ATAC Resources Ltd. also completed a small program of prospecting, soil sampling, and trenching in 2020 at its Connaught property west of Dawson. ATAC reported plans for more soil sampling, mapping, prospecting, and geophysics in 2021 at Connaught to evaluate "compelling" copper-molybdenum-gold porphyry potential in preparation for drilling in 2022.

The 137.3 square-kilometer (34,000 acres) property lies 65 kilometers (40 miles) west of Dawson City, in the headwaters of the Sixtymile placer gold camp. Some 26 distinct silver-lead-gold veins that sometimes also contain copper and zinc have been identified over a 13-kilometer (eight miles) strike length.

ATAC said the property has never been systematically evaluated for porphyry potential and this will be a priority focus in 2021 and future seasons. Rock samples collected at Connaught grade up to 4,050 g/t silver, 79.4% lead, 10.9 g/t gold, 7.24% zinc, and 1.98% copper.

Curbs on mineral staking

More than a dozen companies, including White Gold, marshaled resources this spring to carry out 2021 mineral exploration programs south of Dawson in the White Gold and Klondike districts.

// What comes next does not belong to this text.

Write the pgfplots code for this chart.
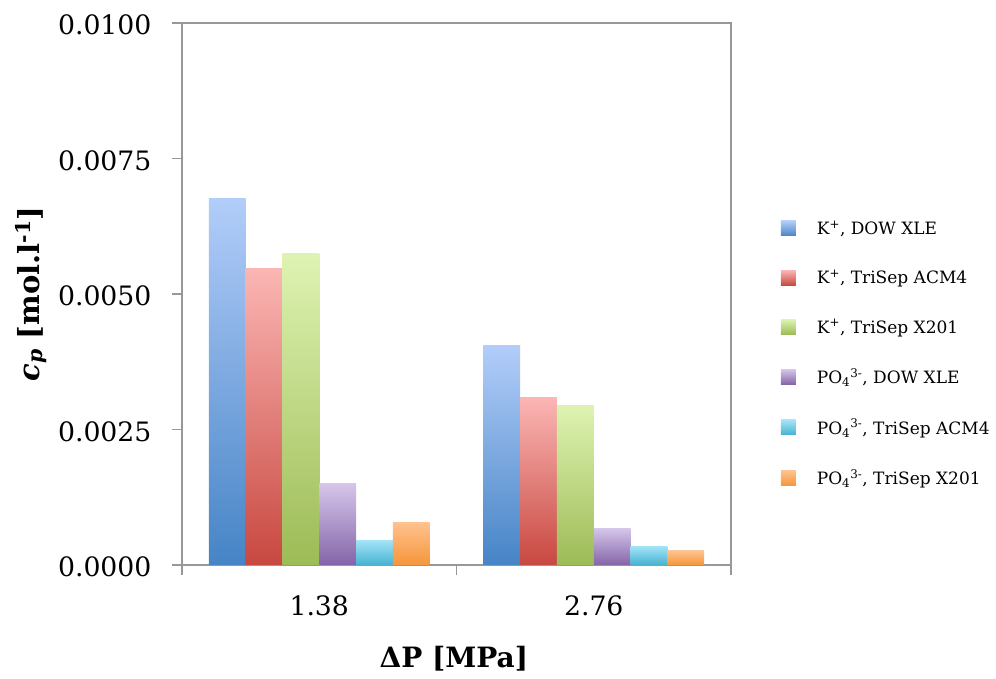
\documentclass[border=0pt]{standalone}
\usepackage{fontspec}
\setmainfont{DejaVu Serif}
\usepackage{pgfplots}
\pgfplotsset{compat=1.18}
\definecolor{axgray}{RGB}{152,152,152}
\definecolor{bT}{RGB}{178,205,249}\definecolor{bB}{RGB}{70,132,198}
\definecolor{rT}{RGB}{251,182,180}\definecolor{rB}{RGB}{200,72,64}
\definecolor{gT}{RGB}{222,243,178}\definecolor{gB}{RGB}{157,187,86}
\definecolor{pT}{RGB}{214,198,234}\definecolor{pB}{RGB}{132,100,168}
\definecolor{cT}{RGB}{164,228,249}\definecolor{cB}{RGB}{70,178,208}
\definecolor{oT}{RGB}{255,194,144}\definecolor{oB}{RGB}{245,150,58}
\begin{document}
\begin{tikzpicture}
\path[use as bounding box] (0pt,0pt) rectangle (996pt,679pt);
\begin{axis}[
  at={(182pt,114pt)}, anchor=south west,
  scale only axis, width=549pt, height=542pt,
  xmin=0, xmax=2, ymin=0, ymax=0.01,
  ybar, bar width=0.134,
  axis line style={axgray, line width=1.5pt},
  every tick/.style={axgray, line width=1.5pt},
  tick align=outside, xtick pos=bottom, ytick pos=left,
  xtick={0.5,1.5}, xticklabels={1.38,2.76}, major x tick style={draw=none},
  minor xtick={0,1,2}, minor tick length=10pt,
  ytick={0,0.0025,0.005,0.0075,0.01}, major tick length=10pt,
  scaled y ticks=false,
  yticklabel style={xshift=-17pt, yshift=-2pt, /pgf/number format/.cd, fixed, fixed zerofill, precision=4, assume math mode=true},
  xticklabel style={yshift=-17pt, /pgf/number format/assume math mode=true},
  tick label style={font=\fontsize{26.7}{30}\selectfont},
  ylabel={\textbf{\textit{c}\textsubscript{\textit{p}} [mol.l\textsuperscript{-1}]}},
  ylabel style={at={(axis description cs:-0.275,0.5)}, anchor=center, font=\fontsize{29}{32}\selectfont},
  xlabel={\textbf{ΔP [MPa]}},
  xlabel style={at={(axis description cs:0.495,-0.172)}, anchor=center, font=\fontsize{28}{32}\selectfont},
  legend image code/.code={\path[#1, draw=none] (0pt,-7.5pt) rectangle (15pt,7.5pt);},
  legend cell align=left,
  legend style={draw=none, fill=none, at={(axis description cs:1.085,0.39)}, anchor=west,
     font=\fontsize{17}{20}\selectfont, row sep=28pt, column sep=18pt,
     nodes={inner sep=3pt}},
  clip=false,
]
% group 1.38 MPa
\addplot[draw=none, top color=bT, bottom color=bB, bar shift=-0.335] coordinates {(0.5,0.00676)};
\addplot[draw=none, top color=rT, bottom color=rB, bar shift=-0.201] coordinates {(0.5,0.00547)};
\addplot[draw=none, top color=gT, bottom color=gB, bar shift=-0.067] coordinates {(0.5,0.00575)};
\addplot[draw=none, top color=pT, bottom color=pB, bar shift=0.067] coordinates {(0.5,0.00151)};
\addplot[draw=none, top color=cT, bottom color=cB, bar shift=0.201] coordinates {(0.5,0.00046)};
\addplot[draw=none, top color=oT, bottom color=oB, bar shift=0.335] coordinates {(0.5,0.00079)};
% group 2.76 MPa
\addplot[forget plot, draw=none, top color=bT, bottom color=bB, bar shift=-0.335] coordinates {(1.5,0.00405)};
\addplot[forget plot, draw=none, top color=rT, bottom color=rB, bar shift=-0.201] coordinates {(1.5,0.00309)};
\addplot[forget plot, draw=none, top color=gT, bottom color=gB, bar shift=-0.067] coordinates {(1.5,0.00295)};
\addplot[forget plot, draw=none, top color=pT, bottom color=pB, bar shift=0.067] coordinates {(1.5,0.00068)};
\addplot[forget plot, draw=none, top color=cT, bottom color=cB, bar shift=0.201] coordinates {(1.5,0.00035)};
\addplot[forget plot, draw=none, top color=oT, bottom color=oB, bar shift=0.335] coordinates {(1.5,0.00026)};
\legend{{K\textsuperscript{+}, DOW XLE}, {K\textsuperscript{+}, TriSep ACM4}, {K\textsuperscript{+}, TriSep X201},
  {PO\textsubscript{4}\textsuperscript{3-}, DOW XLE}, {PO\textsubscript{4}\textsuperscript{3-}, TriSep ACM4}, {PO\textsubscript{4}\textsuperscript{3-}, TriSep X201}}
\end{axis}
\end{tikzpicture}
\end{document}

ATAC Resources Tr’ondëk Hwëch’in First Nation Connaught historic placer

ATAC Resources Ltd.

Sampling on ATAC's Connaught property about west of Dawson City has returned assays of up to up to 4,050 g/t silver, 79.4% lead, 10.9 g/t gold, 7.24% zinc, and 1.98% copper.

The Government of Yukon, meanwhile, reported that it has temporarily withdrawn from potential mineral staking the high conservation value areas identified by the Dawson Regional Land Use Planning Commission in its proposed land use plan. The Dawson planning region covers roughly 40,000 square kilometers (15,450 square miles) in the northwestern part of Yukon, the site of much of the territory's placer mining.

Including the Tombstone Territorial Park, the total amount of land withdrawn accounts for 44.7% of the planning area.

The Tr'ondëk Hwëch'in First Nation and Yukon government, along with the planning commission, are collaboratively developing the Dawson Regional Land Use Plan. All three parties approved a one-year interim withdrawal of mineral staking in the specified areas.

The commission plans to invite and consider public comment on the draft plan this summer and early fall of 2021. Existing holders of claims in the withdrawn areas can continue to work their claims during the period of the interim withdrawal. And the withdrawn areas may change after the commission makes its final recommendations, the government said.